Eschman’s idea to manufacture and sell custom-made bats developed three years ago from his passion to play vintage baseball, a rapidly growing sport that recreates the game as it was played in the 1860s.  Players employ replica uniforms of the period, as well as the rules, language and equipment of the era.  Like their 1860’s counterparts, the players don’t use gloves.  But they do use bats, and that is where Eschman comes in.

“The guys who are serious about an authentic presentation use modern bats with the logos sanded off and some vintage decorations. I wanted to step things up so, in October 2012 I bought myself an inexpensive lathe and started teaching myself the craft. With a whole lot of research I was able to replicate a few of my favorite historical models. The demand was immediate. Within a year, I was able to purchase a professional-grade lathe with a duplicator and I’ve been in production ever since,” he says.
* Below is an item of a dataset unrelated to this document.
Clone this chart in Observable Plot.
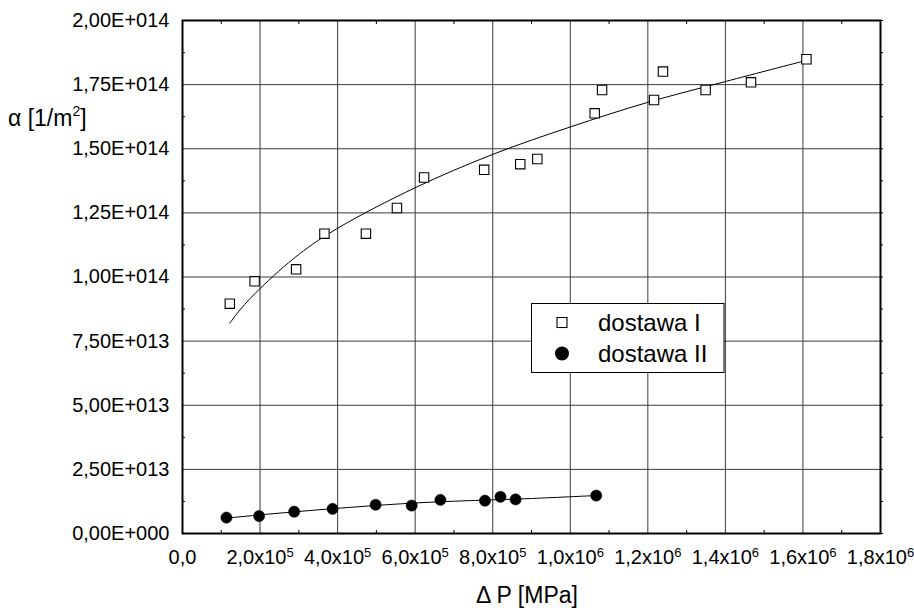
<!DOCTYPE html>
<html>
<head>
<meta charset="utf-8">
<script src="https://cdn.jsdelivr.net/npm/d3@7"></script>
<script src="https://cdn.jsdelivr.net/npm/@observablehq/plot@0.6"></script>
<style>
  html, body { margin: 0; padding: 0; background: white; }
  #chart { width: 914px; height: 608px; }
</style>
</head>
<body>
<div id="chart"></div>
<script>
// ---- data ----
const dostawaI_x = [1.22e5, 1.86e5, 2.93e5, 3.66e5, 4.73e5, 5.53e5, 6.23e5, 7.78e5, 8.71e5, 9.15e5, 1.063e6, 1.082e6, 1.216e6, 1.239e6, 1.349e6, 1.466e6, 1.609e6];
const dostawaI_y = [0.896e14, 0.983e14, 1.03e14, 1.169e14, 1.169e14, 1.269e14, 1.388e14, 1.418e14, 1.44e14, 1.46e14, 1.638e14, 1.729e14, 1.69e14, 1.801e14, 1.729e14, 1.759e14, 1.849e14];

const dostawaII_x = [1.134e5, 1.976e5, 2.88e5, 3.87e5, 4.98e5, 5.91e5, 6.65e5, 7.80e5, 8.20e5, 8.59e5, 1.067e6];
const dostawaII_y = [6.2e12, 6.8e12, 8.5e12, 9.6e12, 11.2e12, 10.9e12, 13.1e12, 12.8e12, 14.3e12, 13.3e12, 14.8e12];

// trend curves, points
const fitI_x = [1.22e5, 1.5e5, 2e5, 3e5, 4e5, 6e5, 8e5, 1.0e6, 1.2e6, 1.4e6, 1.61e6];
const fitI_y = [0.82e14, 0.875e14, 0.955e14, 1.088e14, 1.19e14, 1.348e14, 1.478e14, 1.585e14, 1.681e14, 1.762e14, 1.845e14];

const fitII_x = [1.134e5, 3e5, 6e5, 9e5, 1.067e6];
const fitII_y = [6.0e12, 8.6e12, 11.9e12, 13.65e12, 14.8e12];

const xTicks = [0, 2e5, 4e5, 6e5, 8e5, 1.0e6, 1.2e6, 1.4e6, 1.6e6, 1.8e6];
const xTickLabels = ["0,0", "2,0x10^5", "4,0x10^5", "6,0x10^5", "8,0x10^5", "1,0x10^6", "1,2x10^6", "1,4x10^6", "1,6x10^6", "1,8x10^6"];
const xMinor = [1e5, 3e5, 5e5, 7e5, 9e5, 1.1e6, 1.3e6, 1.5e6, 1.7e6];

const yTicks = [0, 2.5e13, 5e13, 7.5e13, 1e14, 1.25e14, 1.5e14, 1.75e14, 2e14];
const yTickLabels = ["0,00E+000", "2,50E+013", "5,00E+013", "7,50E+013", "1,00E+014", "1,25E+014", "1,50E+014", "1,75E+014", "2,00E+014"];
const yMinor = [1.25e13, 3.75e13, 6.25e13, 8.75e13, 1.125e14, 1.375e14, 1.625e14, 1.875e14];

const seriesNames = ["dostawa I", "dostawa II"];
const xTitle = "\u0394 P [MPa]";

const ptsI = dostawaI_x.map((x, i) => ({x, y: dostawaI_y[i]}));
const ptsII = dostawaII_x.map((x, i) => ({x, y: dostawaII_y[i]}));
const curveI = fitI_x.map((x, i) => ({x, y: fitI_y[i]}));
const curveII = fitII_x.map((x, i) => ({x, y: fitII_y[i]}));

const FONT = "'Liberation Sans', Arial, Helvetica, sans-serif";

const chart = Plot.plot({
  width: 914,
  height: 608,
  marginLeft: 182,
  marginRight: 34,
  marginTop: 20,
  marginBottom: 75,
  style: {fontFamily: FONT, fontSize: "20px", color: "black", background: "white"},
  x: {domain: [0, 1.8e6]},
  y: {domain: [0, 2e14]},
  marks: [
    Plot.gridX(xTicks.slice(1, -1), {stroke: "#3a3a3a", strokeOpacity: 1, strokeWidth: 1}),
    Plot.gridY(yTicks.slice(1, -1), {stroke: "#3a3a3a", strokeOpacity: 1, strokeWidth: 1}),
    // minor ticks, small, inward
    Plot.axisX(xMinor, {anchor: "bottom", tickSize: -3, tickFormat: () => "", label: null, strokeWidth: 1}),
    Plot.axisX(xMinor, {anchor: "top", tickSize: -3, tickFormat: () => "", label: null, strokeWidth: 1}),
    Plot.axisY(yMinor, {anchor: "left", tickSize: -3, tickFormat: () => "", label: null, strokeWidth: 1}),
    Plot.axisY(yMinor.concat(yTicks), {anchor: "right", tickSize: 2, tickFormat: () => "", label: null, strokeWidth: 1}),
    // labelled axes
    Plot.axisX(xTicks, {anchor: "bottom", tickSize: 0, tickPadding: 16, label: null,
      tickFormat: d => xTickLabels[xTicks.indexOf(d)]}),
    Plot.axisY(yTicks, {anchor: "left", tickSize: 0, tickPadding: 13, label: null,
      tickFormat: d => yTickLabels[yTicks.indexOf(d)]}),
    Plot.frame({stroke: "black", strokeWidth: 2}),
    Plot.line(curveI, {x: "x", y: "y", curve: "catmull-rom", stroke: "black", strokeWidth: 1}),
    Plot.line(curveII, {x: "x", y: "y", curve: "catmull-rom", stroke: "black", strokeWidth: 1}),
    Plot.dot(ptsI, {x: "x", y: "y", symbol: "square", r: 5.3, stroke: "black", fill: "white", strokeWidth: 1.1}),
    Plot.dot(ptsII, {x: "x", y: "y", symbol: "circle", r: 5.6, fill: "black", stroke: "black", strokeWidth: 0.5})
  ]
});

document.getElementById("chart").appendChild(chart);

const svg = d3.select(chart);
// superscripts in x tick labels
svg.selectAll("g[aria-label='x-axis tick label'] text").each(function () {
  const t = d3.select(this);
  const s = t.text();
  if (s.includes("^")) {
    const [base, exp] = s.split("^");
    t.text(null);
    t.append("tspan").text(base);
    t.append("tspan").attr("dy", "-0.55em").attr("font-size", "0.65em").text(exp);
  }
});

// y-axis title
const yt = svg.append("text")
  .attr("x", 8).attr("y", 126).attr("text-anchor", "start")
  .attr("font-family", FONT).attr("font-size", 23).attr("fill", "black");
yt.append("tspan").text("\u03b1 [1/m");
yt.append("tspan").attr("dy", -10).attr("font-size", 14).text("2");
yt.append("tspan").attr("dy", 10).text("]");

// x-axis title
svg.append("text")
  .attr("x", 527).attr("y", 603)
  .attr("text-anchor", "middle")
  .attr("font-family", FONT).attr("font-size", 23).attr("fill", "black")
  .text(xTitle);

// legend
const lg = svg.append("g").attr("font-family", FONT).attr("font-size", 24).attr("text-anchor", "start");
lg.append("rect").attr("x", 531.5).attr("y", 303.5).attr("width", 192.5).attr("height", 69)
  .attr("fill", "white").attr("stroke", "black").attr("stroke-width", 1);
lg.append("rect").attr("x", 557).attr("y", 317.5).attr("width", 10).attr("height", 10)
  .attr("fill", "white").attr("stroke", "black").attr("stroke-width", 1.1);
lg.append("circle").attr("cx", 562).attr("cy", 353.5).attr("r", 7).attr("fill", "black");
lg.append("text").attr("x", 598).attr("y", 331).text(seriesNames[0]);
lg.append("text").attr("x", 598).attr("y", 362).text(seriesNames[1]);
</script>
</body>
</html>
There are indications Eschman will get busier.  “There are about 250 vintage baseball clubs across the country who are active, and some clubs have up to seven or eight teams, each with a 15-man roster,” he says.  “So I think there are well over 10,000 vintage baseball players out there.  We’re at the ground level of where the vintage baseball phenomenon is going to go.”

Eschman has a website (www.dutchbats.com) and sells each of the vintage bats online for $70.

He took his game to a new level earlier this year when he entered, and won, the Metro East Start-Up Challenge, the region’s first business start-up competition. Eschman grabbed the $10,000 first-place prize, which he plans to plug back into Old Dutch Classic Bats’ expansion.

Eschman has produced about 100 of the vintage bats so far.  His winning of the Metro East competition begs the question, will vintage bat making become more than just an expensive hobby for Eschman, who by day is general manager of community publications for the Belleville News-Democrat newspaper?

“I have a couple of plans.  I’ve laid out a schedule of what happens when I hit certain production milestones.  At some point I would finance a larger production lathe.  That’s in the works.  So is this a hobby or a job?  I never really saw myself as a manufacturer per se.  I saw myself as a guy trying to make a little income from a hobby that he loves,” says Eschman.

“For now, my motivation is to continue to have fun and be creative.”